Собственно, это все: я понимаю, что достиг некоей магической точки, некоего потаенного деления на шкале, определившего смысл моего путешествия, ведь не ради Александровской колонны, Петропавловского собора и дворца на Каменном острове я сюда ехал, хотя они меня так влекли, так звали и манили! Конечно же, я ехал ради этой точки, ради потаенного деления, и теперь оно найдено, и мне остается лишь увидеть два места, которые я видел и раньше, теперь же мне предстоит сверить их с тем делением – Михайловский замок и Царское Село.

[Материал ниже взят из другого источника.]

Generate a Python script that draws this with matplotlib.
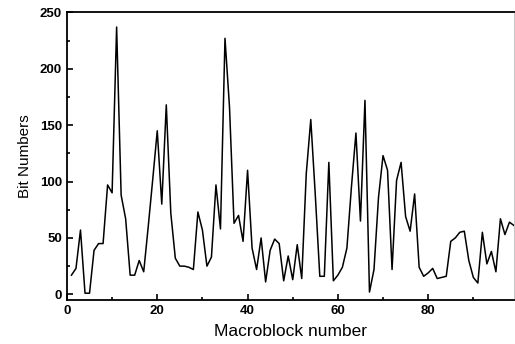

Сверить или, иными словами, мысленно соотнести с Александром, обозначить его присутствие там, где я столько раз бывал раньше, не соотнося и не сближая. И вот пустой, грохочущий петербургский трамвай довозит меня до мрачной громады Михайловского замка, я издали вглядываюсь в него, и присутствие Александра как бы проступает строкой из воспоминаний современника: «Не проходило дня, в который бы Котлубицкий не приносил цесаревичу Александру Павловичу выговоры за ошибку какого-нибудь караула. И какие были выговоры! – дурак, скотина». Бедняга Котлубицкий – его потом сослали в Арзамас за слишком буквальную передачу этих слов, но слова сохранились, и я со странной грустью соотношу: юный, белокурый, голубоглазый Александр… тесаный гранит крепостных стен… рвы с подъемными мостами… караулы с ружьями… «дурак, скотина»! Да, да, Александр и вспыльчивый Павел, никому не доверявший и стремившийся отгородиться от всего мира, вспыльчивый и беззащитный… ворвавшиеся в спальню заговорщики… босые ноги за занавеской… удар табакеркой в висок… и слова императрицы-матери: «Теперь вас поздравляю…» Табакеркой, которая потом лежала на бархатной подушечке под стеклянным колпаком – фамильная реликвия Зубовых (наверное, гостям показывали: «А вот не угодно ли, господа?.. Та самая»).